For those who have been spared the phenomena of C&C and its seemingly never-ending stream of sequels and expansions, the game was one of the earliest in the multiplayer real-time strategy (RTS) genre and was released in 1995. Based on the company's previous Dune II, the series sold millions and video game giant Electronic Arts snapped up the studio in 1998... before shuttering it in 2003.

While the boys had selected C&C as their game of choice, they did face a formidable foe in the form of The Librarian. "He was," said Sam, "an amicable chap, who would periodically venture into the room to spy people in violation of the rules, asking them politely to close whatever browser game they had fired up, in order to ensure machines were available for students to do actual work."

The other challenge was that C&C was very much a CD-ROM title, and the necessary drives were out of action. Not to be deterred, Sam set about stripping the game of its video and audio fripperies in search of a minimal installation. With the aid of AltaVista and some freeware tools, he reduced the footprint of the game from a 650MB CD down to a mere 5MB.

The disk-spanning feature of WinZip saw that spread over four disks.

"We snuck it onto the computers," he remembered happily, "buried somewhere in the c:\windows folder, and from there were able to propagate it across the network to every machine."

IPX-based tank destruction then ensued whenever the gang were in the library and The Librarian was out of sight.
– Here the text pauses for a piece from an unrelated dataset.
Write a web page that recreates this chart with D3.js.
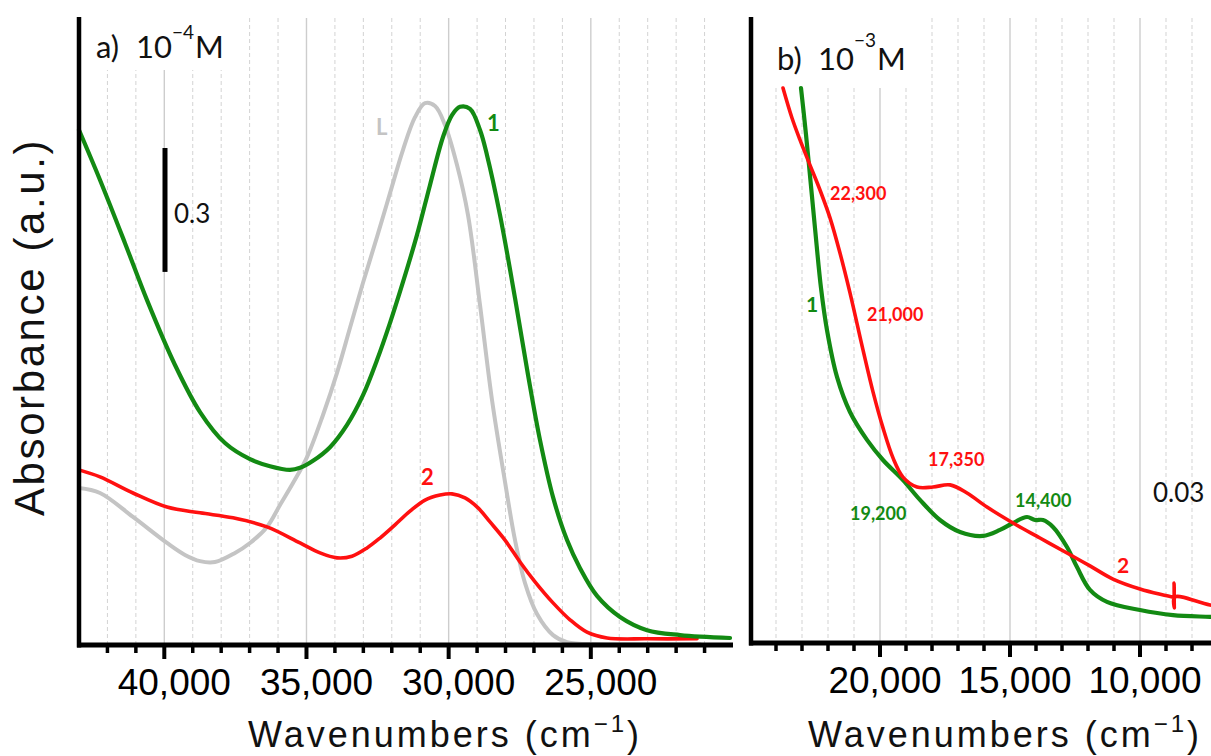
<!DOCTYPE html>
<html><head><meta charset="utf-8">
<script src="https://cdn.jsdelivr.net/npm/d3@7"></script>
<style>html,body{margin:0;padding:0;background:#fff;overflow:hidden}</style>
</head><body>
<svg id="c" width="1211" height="756"></svg>
<script>
// ---------- DATA ----------
// Panel a (10^-4 M): wavenumber (cm-1) and absorbance (a.u.)
const aLigandW = [43000,42261,41101,39905,39272,38744,38217,37513,36986,36388,35931,35474,34981,34419,33926,33469,33012,32519,32062,31605,31183,30831,30479,30128,29706,29319,28897,28475,28018,27666,27314,26892,26329,25837,24676,21159];
const aLigandA = [0.380,0.368,0.310,0.247,0.218,0.203,0.201,0.223,0.247,0.286,0.339,0.392,0.455,0.557,0.659,0.768,0.877,0.988,1.094,1.199,1.278,1.312,1.305,1.259,1.162,1.041,0.823,0.593,0.395,0.254,0.150,0.075,0.024,0.007,0.002,0.002];
const aC1W = [43000,42261,41382,40608,39624,38744,37865,36986,36283,35579,35227,34770,34172,33574,33012,32519,32062,31605,31113,30655,30198,29882,29600,29249,28897,28651,28193,27666,27209,26787,26329,25837,25380,24782,23973,23023,21863,20104];
const aC1A = [1.247,1.126,0.973,0.835,0.678,0.564,0.489,0.450,0.433,0.424,0.429,0.446,0.479,0.533,0.605,0.690,0.780,0.879,0.993,1.114,1.230,1.283,1.303,1.298,1.247,1.186,1.041,0.840,0.654,0.496,0.358,0.254,0.186,0.119,0.068,0.036,0.024,0.017];
const aC2W = [43000,42261,41101,39905,38744,37584,36388,35227,34524,33926,33399,32871,32414,31886,31359,30831,30304,29882,29424,28967,28545,28018,27490,26962,26329,25732,25134,24430,23023,21265];
const aC2A = [0.424,0.407,0.368,0.334,0.320,0.308,0.286,0.247,0.223,0.211,0.215,0.235,0.259,0.291,0.324,0.351,0.363,0.366,0.356,0.332,0.298,0.254,0.201,0.153,0.102,0.061,0.031,0.017,0.015,0.015];

// Panel b (10^-3 M)
const bC1W = [23039,22885,22731,22500,22269,22039,21654,21154,20500,19885,19116,18462,17693,16923,16039,15385,14885,14347,14039,13731,13347,12808,12424,11924,11270,10000,8731,7308,6154];
const bC1A = [0.1850,0.1727,0.1593,0.1383,0.1183,0.1043,0.0887,0.0770,0.0677,0.0610,0.0543,0.0477,0.0410,0.0370,0.0357,0.0377,0.0400,0.0420,0.0410,0.0410,0.0387,0.0320,0.0253,0.0177,0.0137,0.0110,0.0093,0.0087,0.0083];
const bC2W = [23731,23385,23077,22692,22308,21923,21539,21154,20654,20269,19885,19500,19116,18577,17962,17308,16654,15885,14885,13847,12808,11924,11039,10000,8731,8700,8690,8680,8670,7308,6154];
const bC2A = [0.1850,0.1750,0.1677,0.1593,0.1510,0.1417,0.1300,0.1167,0.0977,0.0837,0.0717,0.0617,0.0553,0.0520,0.0520,0.0527,0.0500,0.0453,0.0400,0.0350,0.0300,0.0257,0.0213,0.0180,0.0153,0.0153,0.0200,0.0117,0.0153,0.0127,0.0113];

const aMajorTicks = [40000,35000,30000,25000];
const aTickLabels = ["40,000","35,000","30,000","25,000"];
const aMinorTicks = [42000,41000,39000,38000,37000,36000,34000,33000,32000,31000,29000,28000,27000,26000,24000,23000,22000,21000];
const bMajorTicks = [20000,15000,10000,5000];
const bLabelTicks = [20000,15000,10000];
const bTickLabels = ["20,000","15,000","10,000"];
const bMinorTicks = [24000,23000,22000,21000,19000,18000,17000,16000,14000,13000,12000,11000,9000,8000,7000,6000];
const scaleBarA = 0.3;

// ---------- DRAW ----------
const svg = d3.select("#c");
const GREEN = "#138a13", RED = "#ff1010", GREY = "#c4c4c4";

const xa = d3.scaleLinear().domain([43000,20000]).range([79,733]);
const ya = d3.scaleLinear().domain([0,1]).range([645,232]);
const xb = d3.scaleLinear().domain([25000,5000]).range([750,1270]);
const yb = d3.scaleLinear().domain([0,0.1]).range([643,343]);

function panel(o) {
  const {x, y, baseY, left, right, majors, minors, labelTicks, labels, labelDx, titleBox, series} = o;
  const g = svg.append("g");
  g.selectAll("line.gmin").data(minors).join("line")
    .attr("x1", d=>x(d)).attr("x2", d=>x(d)).attr("y1", 18).attr("y2", baseY)
    .attr("stroke", "#d3d3d3").attr("stroke-width", 1).attr("stroke-dasharray", "4,3");
  g.selectAll("line.gmaj").data(majors).join("line")
    .attr("x1", d=>x(d)).attr("x2", d=>x(d)).attr("y1", 18).attr("y2", baseY)
    .attr("stroke", "#cdcdcd").attr("stroke-width", 1.4);
  g.append("rect").attr("x", left+3).attr("y", 10).attr("width", titleBox[0]).attr("height", titleBox[1]).attr("fill", "#fff");
  const line = d3.line().x(d=>x(d[0])).y(d=>y(d[1])).curve(d3.curveCatmullRom.alpha(0.5));
  series.forEach(s => {
    g.append("path").datum(d3.zip(s.w, s.a)).attr("d", line)
      .attr("fill", "none").attr("stroke", s.color).attr("stroke-width", s.sw)
      .attr("stroke-linejoin", "round").attr("stroke-linecap", "round");
  });
  g.append("line").attr("x1", left).attr("x2", left).attr("y1", 17).attr("y2", baseY+2.5)
    .attr("stroke", "#000").attr("stroke-width", 4.5);
  g.append("line").attr("x1", left-2).attr("x2", right).attr("y1", baseY).attr("y2", baseY)
    .attr("stroke", "#000").attr("stroke-width", 5);
  g.selectAll("line.tmin").data(minors).join("line")
    .attr("x1", d=>x(d)).attr("x2", d=>x(d)).attr("y1", baseY).attr("y2", baseY+8)
    .attr("stroke", "#000").attr("stroke-width", 3.5);
  g.selectAll("line.tmaj").data(majors).join("line")
    .attr("x1", d=>x(d)).attr("x2", d=>x(d)).attr("y1", baseY).attr("y2", baseY+14)
    .attr("stroke", "#000").attr("stroke-width", 4);
  g.selectAll("text.tl").data(labelTicks).join("text")
    .attr("x", d=>x(d)+labelDx).attr("y", baseY+50)
    .attr("text-anchor", "middle").attr("font-family", "Liberation Sans, Arial, sans-serif")
    .attr("font-size", 37).attr("fill", "#000").text((d,i)=>labels[i]);
  const t = g.append("text").attr("x", o.axTitleX).attr("y", 747)
    .attr("font-family", "Liberation Sans, Arial, sans-serif").attr("font-size", 36)
    .attr("letter-spacing", 3).attr("fill", "#111");
  t.append("tspan").text("Wavenumbers (cm");
  t.append("tspan").attr("font-size", 24).attr("dy", -15).text("\u22121");
  t.append("tspan").attr("dy", 15).text(")");
  const h = g.append("text").attr("y", o.titleY).attr("font-family", "Lato, sans-serif")
    .attr("font-size", 31).attr("fill", "#111");
  h.append("tspan").attr("x", o.letterX).text(o.titleLetter);
  h.append("tspan").attr("x", o.tenX).text("10");
  h.append("tspan").attr("font-size", 19).attr("dy", o.supDy).text(o.titleSup);
  h.append("tspan").attr("dy", -o.supDy).attr("dx", 1).text("M");
  return g;
}

panel({x:xa, y:ya, baseY:645, left:79, right:733, majors:aMajorTicks, minors:aMinorTicks,
  labelTicks:aMajorTicks, labels:aTickLabels, labelDx:10, titleBox:[165,60],
  titleLetter:"a)", titleY:58, titleSup:"\u22124", supDy:-19, axTitleX:248, letterX:96, tenX:136,
  series:[
    {w:aLigandW, a:aLigandA, color:GREY, sw:4},
    {w:aC2W, a:aC2A, color:RED, sw:3.6},
    {w:aC1W, a:aC1A, color:GREEN, sw:4.2}
  ]});
panel({x:xb, y:yb, baseY:643, left:751, right:1215, majors:bMajorTicks, minors:bMinorTicks,
  labelTicks:bLabelTicks, labels:bTickLabels, labelDx:5, titleBox:[176,78],
  titleLetter:"b)", titleY:70, titleSup:"\u22123", supDy:-23, axTitleX:808, letterX:777, tenX:818,
  series:[
    {w:bC1W, a:bC1A, color:GREEN, sw:4.2},
    {w:bC2W, a:bC2A, color:RED, sw:3.6}
  ]});

// y axis title
svg.append("text").attr("transform", "translate(44,327) rotate(-90)")
  .attr("text-anchor", "middle").attr("font-family", "Liberation Sans, Arial, sans-serif")
  .attr("font-size", 42).attr("letter-spacing", 2.6).attr("fill", "#111").text("Absorbance (a.u.)");

// scale bar panel a (0.3 a.u.)
const barTop = 148;
svg.append("line").attr("x1", 165).attr("x2", 165)
  .attr("y1", barTop).attr("y2", barTop + (ya(0) - ya(scaleBarA)))
  .attr("stroke", "#000").attr("stroke-width", 5);
svg.append("text").attr("x", 174).attr("y", 223).attr("font-family", "Lato, sans-serif")
  .attr("font-size", 26).attr("fill", "#111").text("0.3");
svg.append("text").attr("x", 1153).attr("y", 502).attr("font-family", "Lato, sans-serif")
  .attr("font-size", 26).attr("fill", "#111").text("0.03");

// curve labels
const lbl = (x, y, t, c, fs) => svg.append("text").attr("x", x).attr("y", y)
  .attr("font-family", "Lato, sans-serif").attr("font-weight", "bold")
  .attr("font-size", fs).attr("fill", c).text(t);
lbl(376, 135, "L", GREY, 22);
lbl(487, 131, "1", GREEN, 22);
lbl(421, 485, "2", RED, 22);
lbl(830, 200, "22,300", RED, 18);
lbl(867, 321, "21,000", RED, 18);
lbl(806, 312, "1", GREEN, 21);
lbl(928, 466, "17,350", RED, 18);
lbl(850, 520, "19,200", GREEN, 18);
lbl(1015, 507, "14,400", GREEN, 18);
lbl(1117, 573, "2", RED, 21);
</script>
</body></html>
However, there is more to this tale than just the sneaking of a video game onto school property.

The Librarian, you see, knew something was going on by the way the computers would mysteriously reboot when he walked in, "but he was not tech savvy enough to know what to do about it".
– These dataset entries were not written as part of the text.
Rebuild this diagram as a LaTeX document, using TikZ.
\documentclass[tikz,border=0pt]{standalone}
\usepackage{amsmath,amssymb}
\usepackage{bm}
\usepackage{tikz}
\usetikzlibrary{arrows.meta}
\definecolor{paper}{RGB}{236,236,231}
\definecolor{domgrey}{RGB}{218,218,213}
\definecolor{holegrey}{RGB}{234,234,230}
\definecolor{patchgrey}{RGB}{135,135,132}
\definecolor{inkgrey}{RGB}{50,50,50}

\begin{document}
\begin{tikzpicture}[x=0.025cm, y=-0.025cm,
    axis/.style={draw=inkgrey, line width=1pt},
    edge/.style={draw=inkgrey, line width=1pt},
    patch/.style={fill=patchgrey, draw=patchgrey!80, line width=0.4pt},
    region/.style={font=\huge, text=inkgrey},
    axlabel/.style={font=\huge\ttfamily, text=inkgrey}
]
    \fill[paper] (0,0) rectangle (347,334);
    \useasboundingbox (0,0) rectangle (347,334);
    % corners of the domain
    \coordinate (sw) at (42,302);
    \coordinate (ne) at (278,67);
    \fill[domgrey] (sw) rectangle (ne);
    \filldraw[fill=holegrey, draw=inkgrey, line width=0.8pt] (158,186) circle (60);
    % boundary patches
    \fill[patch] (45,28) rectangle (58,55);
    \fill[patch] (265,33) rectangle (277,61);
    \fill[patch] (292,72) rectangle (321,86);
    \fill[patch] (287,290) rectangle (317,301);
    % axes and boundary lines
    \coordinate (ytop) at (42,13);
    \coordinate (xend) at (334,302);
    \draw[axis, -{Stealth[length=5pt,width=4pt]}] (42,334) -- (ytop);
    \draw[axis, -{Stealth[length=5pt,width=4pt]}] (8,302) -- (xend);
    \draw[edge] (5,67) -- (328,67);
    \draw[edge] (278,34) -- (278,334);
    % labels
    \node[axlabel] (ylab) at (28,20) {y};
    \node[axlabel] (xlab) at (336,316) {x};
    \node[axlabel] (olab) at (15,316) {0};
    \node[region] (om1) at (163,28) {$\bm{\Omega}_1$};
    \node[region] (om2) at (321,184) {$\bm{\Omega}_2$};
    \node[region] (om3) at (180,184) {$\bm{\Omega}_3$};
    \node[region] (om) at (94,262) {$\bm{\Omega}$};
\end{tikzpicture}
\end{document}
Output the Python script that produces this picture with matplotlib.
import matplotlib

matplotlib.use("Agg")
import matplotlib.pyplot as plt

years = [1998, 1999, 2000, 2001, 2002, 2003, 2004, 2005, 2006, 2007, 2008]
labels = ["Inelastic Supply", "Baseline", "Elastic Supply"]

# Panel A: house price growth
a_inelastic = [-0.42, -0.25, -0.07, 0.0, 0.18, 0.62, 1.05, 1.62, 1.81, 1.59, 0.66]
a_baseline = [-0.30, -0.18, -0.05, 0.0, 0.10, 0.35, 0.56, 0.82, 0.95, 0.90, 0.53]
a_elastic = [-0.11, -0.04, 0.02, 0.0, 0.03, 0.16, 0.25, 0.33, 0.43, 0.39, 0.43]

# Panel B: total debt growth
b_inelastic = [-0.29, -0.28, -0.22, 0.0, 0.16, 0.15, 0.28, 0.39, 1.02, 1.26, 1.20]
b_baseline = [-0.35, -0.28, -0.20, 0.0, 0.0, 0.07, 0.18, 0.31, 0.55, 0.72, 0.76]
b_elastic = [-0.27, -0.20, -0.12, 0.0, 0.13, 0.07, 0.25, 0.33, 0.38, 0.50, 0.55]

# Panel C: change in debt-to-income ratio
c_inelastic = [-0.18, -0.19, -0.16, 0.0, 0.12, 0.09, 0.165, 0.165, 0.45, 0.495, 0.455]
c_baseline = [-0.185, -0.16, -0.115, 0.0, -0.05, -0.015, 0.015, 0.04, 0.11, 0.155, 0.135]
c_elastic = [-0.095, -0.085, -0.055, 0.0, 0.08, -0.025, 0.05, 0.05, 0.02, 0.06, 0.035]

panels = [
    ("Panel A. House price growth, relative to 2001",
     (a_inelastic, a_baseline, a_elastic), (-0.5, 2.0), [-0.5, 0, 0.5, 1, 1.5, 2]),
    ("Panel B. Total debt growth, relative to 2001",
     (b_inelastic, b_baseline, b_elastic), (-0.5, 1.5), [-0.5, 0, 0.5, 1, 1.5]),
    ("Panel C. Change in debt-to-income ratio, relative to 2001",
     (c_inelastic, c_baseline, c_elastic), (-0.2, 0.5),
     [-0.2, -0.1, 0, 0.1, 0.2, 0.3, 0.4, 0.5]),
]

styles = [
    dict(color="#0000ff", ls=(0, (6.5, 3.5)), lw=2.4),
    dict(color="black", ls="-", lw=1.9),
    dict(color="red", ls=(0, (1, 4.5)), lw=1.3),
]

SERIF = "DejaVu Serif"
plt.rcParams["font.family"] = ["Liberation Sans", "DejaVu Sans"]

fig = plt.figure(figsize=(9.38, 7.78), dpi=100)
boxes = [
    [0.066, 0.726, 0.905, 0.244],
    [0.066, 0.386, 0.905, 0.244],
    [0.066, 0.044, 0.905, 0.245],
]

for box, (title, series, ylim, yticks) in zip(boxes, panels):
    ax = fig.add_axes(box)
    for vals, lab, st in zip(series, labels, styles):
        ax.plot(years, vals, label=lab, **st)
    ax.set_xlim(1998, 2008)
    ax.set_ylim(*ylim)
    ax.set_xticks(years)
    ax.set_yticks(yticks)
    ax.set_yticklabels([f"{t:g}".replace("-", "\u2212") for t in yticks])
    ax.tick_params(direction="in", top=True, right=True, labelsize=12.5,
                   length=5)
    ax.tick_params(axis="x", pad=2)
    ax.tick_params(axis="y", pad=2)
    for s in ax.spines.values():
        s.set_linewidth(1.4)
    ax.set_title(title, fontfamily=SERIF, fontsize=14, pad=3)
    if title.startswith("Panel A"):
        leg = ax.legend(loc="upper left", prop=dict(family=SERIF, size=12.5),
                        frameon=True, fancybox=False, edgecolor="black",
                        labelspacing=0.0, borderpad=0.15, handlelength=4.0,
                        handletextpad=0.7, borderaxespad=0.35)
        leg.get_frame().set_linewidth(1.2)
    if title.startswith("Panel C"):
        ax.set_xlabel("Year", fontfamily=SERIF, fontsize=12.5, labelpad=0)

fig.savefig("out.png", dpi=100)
The old man therefore called in assistance. "A PFY, a young intern fellow, possibly on some kind of work experience, we could never tell," remembered Sam.

The chap in question was assigned the task of removing all trace of gaming naughtiness from the network, starting with a game called something like "Command".

"In our absence," said Sam, "he logged into each machine, and using Windows 95's 'Find All Files' tool, searched for 'command'." His search bore fruit, and no doubt feeling smug and confident about his entrusted role, he set about deleting the file "command.com" from each and every machine.

"How clever of us to hide it in the System folder."

Those with long memories will remember command.com from their DOS and early Windows days. Also known as the DOS Prompt, it is the first program run after a boot process and executes the autoexec.bat file. It was the default command line interpreter and, most importantly, the vast majority of PCs simply wouldn't start without it.

However, it was also possible to delete it. If deleted, "Windows 95 will, on the whole, continue to operate without issue..." said Sam, "until it's rebooted."

And sure enough, having shut down the computer room as normal at the end of the school day, The Librarian arrived the following morning to find every single machine unbootable, and all displaying "The following file is missing or corrupted: COMMAND.COM."

"There was a fair amount of fallout and the room was shut for two days," remembered Sam.

In the end, Sam's group volunteered a solution to the problem, which The Librarian gratefully accepted. In return, he allowed the youths to play C&C "whenever he was reasonably confident he wouldn't get in trouble for it provided, of course, that we denied his involvement".

"We all gamed happily ever after, and unofficially supported the network until we graduated.

"The intern was, to our delight, never seen again."